Si le terme de « sémiotique » a été utilisé par nombre de champs des sciences humaines pour désigner l'étude généralisée du sens, l'approche formelle et expérimentale du sens s'est développée dans une tradition toute différente. En effet, dans les années 1960 et 1970, bien après le programme de Charles W. Morris, deux révolutions "formalistes" eurent successivement lieu en linguistique. La première, associée au nom du linguiste Noam Chomsky, consistait à traiter les langues humaines comme des langages formels au regard de leur forme ou 'syntaxe', avec à la fois des similarités et des différences par rapport aux langages formels des mathématiques et de l'informatique. La seconde révolution, associée au nom du logicien Richard Montague, consistait à étendre ce programme à la sémantique, grâce aux outils de la 'théorie des modèles', une branche de la logique qui a proposé une définition explicite de la vérité. Le slogan-clé de la sémantique était ainsi que « comprendre le sens d'une phrase, c'est savoir sous quelles conditions elle peut être vraie » ; la théorie du sens devenait ainsi une théorie de la vérité. Dans les années 1980 et 1990 eut lieu une unification de ces deux programmes, avec une intégration croissance à la psycholinguistique et aux sciences cognitives. Le résultat en est une théorie systématique du sens dans les langues parlées, fondée sur une théorie de la vérité, et appuyée sur des méthodes formelles et expérimentales.
Ce n'est que plus récemment que l'ambition d'une théorie générale du sens, associée au terme de « sémiotique », a été retrouvée par la linguistique formelle (souvent sous le terme de « Super Sémantique »). Celle-ci a désormais pleinement intégré les langues signées (utilisées par les communautés sourdes de par le monde), qui ont la même armature logico-grammaticale que les langues parlées mais font un usage plus systématique de l'iconicité (le processus par lequel un signe ressemble à la chose qu'il désigne). Plus récemment, le programme de la sémantique formelle a été étendu à des objets non-standards : les gestes qui accompagnent ou parfois remplacent les paroles, les expressions faciales, les emojis ; la communication animale, en particulier chez les primates ; et même la musique, voire la danse. Dans tous ces cas, comprendre le sens d'une représentation, c'est savoir sous quelles conditions elle peut être adéquate ou 'vraie'. Là encore, la théorie de la vérité est au cœur de la théorie du sens.

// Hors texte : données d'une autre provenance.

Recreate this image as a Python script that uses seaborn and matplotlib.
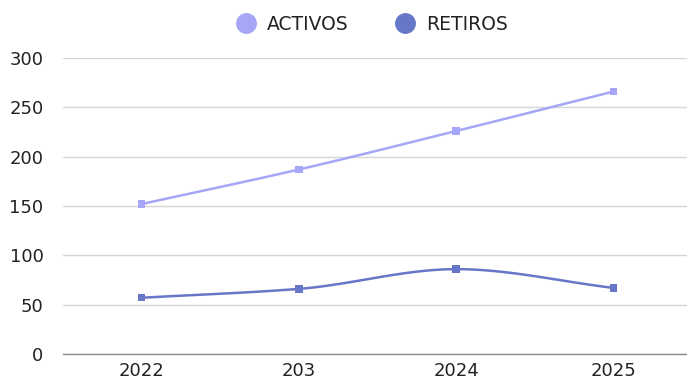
import numpy as np
import pandas as pd
import matplotlib
matplotlib.use("Agg")
import matplotlib.pyplot as plt
import seaborn as sns
from matplotlib.lines import Line2D

# Data
categories = ["2022", "203", "2024", "2025"]
activos = [152, 187, 226, 266]
retiros = [57, 66, 86, 67]
y_ticks = [0, 50, 100, 150, 200, 250, 300]

series_names = ["ACTIVOS", "RETIROS"]
colors = {"ACTIVOS": "#a5a6f8", "RETIROS": "#6677c8"}


def monotone_curve(y, samples=40):
    """Monotone cubic (Fritsch-Carlson) interpolation over integer positions."""
    y = np.asarray(y, dtype=float)
    n = len(y)
    x = np.arange(n, dtype=float)
    d = np.diff(y)
    m = np.zeros(n)
    m[0], m[-1] = d[0], d[-1]
    for i in range(1, n - 1):
        if d[i - 1] * d[i] <= 0:
            m[i] = 0.0
        else:
            m[i] = 2.0 / (1.0 / d[i - 1] + 1.0 / d[i])
    xs, ys = [], []
    for i in range(n - 1):
        t = np.linspace(0, 1, samples, endpoint=(i == n - 2))
        h00 = 2 * t**3 - 3 * t**2 + 1
        h10 = t**3 - 2 * t**2 + t
        h01 = -2 * t**3 + 3 * t**2
        h11 = t**3 - t**2
        xs.append(x[i] + t)
        ys.append(h00 * y[i] + h10 * m[i] + h01 * y[i + 1] + h11 * m[i + 1])
    return np.concatenate(xs), np.concatenate(ys)


points = pd.DataFrame({
    "pos": list(range(len(categories))) * 2,
    "value": activos + retiros,
    "serie": ["ACTIVOS"] * len(activos) + ["RETIROS"] * len(retiros),
})

curves = []
for name, vals in zip(series_names, [activos, retiros]):
    cx, cy = monotone_curve(vals)
    curves.append(pd.DataFrame({"pos": cx, "value": cy, "serie": name}))
curves = pd.concat(curves, ignore_index=True)

sns.set_theme(style="white")
plt.rcParams["font.family"] = ["DejaVu Sans"]

fig = plt.figure(figsize=(6.87, 3.81), dpi=100)
ax = fig.add_axes([63 / 687, 27 / 381, 629 / 687, 296 / 381])

sns.lineplot(data=curves, x="pos", y="value", hue="serie", palette=colors,
             linewidth=1.8, legend=False, ax=ax, sort=False, estimator=None)
sns.scatterplot(data=points, x="pos", y="value", hue="serie", palette=colors,
                marker="s", s=28, linewidth=0, legend=False, ax=ax, zorder=4)

ax.set_xlim(-0.5, 3.5)
ax.set_ylim(0, 300)
ax.set_yticks(y_ticks)
ax.set_xticks(range(len(categories)))
ax.set_xticklabels(categories)
ax.set_xlabel("")
ax.set_ylabel("")
ax.tick_params(axis="both", length=0, labelsize=13, colors="#222222")
ax.tick_params(axis="y", pad=14)
ax.tick_params(axis="x", pad=6)

ax.grid(axis="y", color="#d6d6d6", linewidth=1)
ax.set_axisbelow(True)
for side in ["top", "right", "left"]:
    ax.spines[side].set_visible(False)
ax.spines["bottom"].set_color("#8c8c8c")
ax.spines["bottom"].set_linewidth(1)

handles = [Line2D([0], [0], marker="o", linestyle="", markersize=14,
                  markerfacecolor=colors[n], markeredgecolor=colors[n])
           for n in series_names]
fig.legend(handles, series_names, loc="upper center",
           bbox_to_anchor=(0.535, 1.005), ncol=2, frameon=False,
           fontsize=13.5, handletextpad=0.15, columnspacing=2.0,
           labelcolor="#222222")

fig.savefig("out.png", dpi=100)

L’ouvrage What it All Means: Semantics for (Almost) Everything (« Ce que tout cela signifie: sémantique pour (presque) tout ») propose ainsi une introduction aux résultats et aux fondements de la sémantique contemporaine dans le cadre de cette théorie générale du sens. Il a été écrit par Philippe Schlenker, spécialiste de sémantique formelle qui a travaillé sur tous les aspects du sens, de la logique philosophique à la sémantique formelle, des langues parlées aux langues signées, de la communication animale aux gestes et à la musique, et qui a été lauréat de la médaille d’argent du CNRS en 2021.
Le livre introduit aux principales divisions de la linguistique en partant de l'exemple de certains langages singes, beaucoup moins complexes que le langage humain. Il explore ensuite les principales composantes du sens humain dans les langues parlées comme dans les langues signées, en utilisant à plusieurs reprises ces dernières comme un guide particulièrement éclairant. Par exemple, les linguistes ont postulé que des variables logiques non-prononcées sont cruciales pour comprendre la phrase Sarkozy a dit à Obama qu'il gagnerait les élections. Cette phrase est ambigüe : le pronom il peut désigner Sarkozy, ou bien Obama. La linguistique soutient que la phrase peut être mentalement représentée de deux façons différentes : comme Sarkozyx a dit à Obamay qu'ilx gagnerait les élections, avec la même variable x sur il et sur Sarkozy ; ou comme Sarkozyx a dit à Obamay qu'ily gagnerait les élections, avec la même variable y sur il et sur Obama. Ces variables sont postulées sur des bases indirectes dans les langues parlées. Mais de façon remarquable, elles peuvent être réalisées explicitement dans les langues des signes. Ainsi, en langue des signes française (LSF), on peut signer Sarkozy à gauche et Obama à droite, et pointer vers la gauche ou vers la droite selon que l'on veut obtenir la lecture il = Sarkozy ou il = Obama. Dans ce cas précis, les langues signées rendent visible la structure logique des langues en général.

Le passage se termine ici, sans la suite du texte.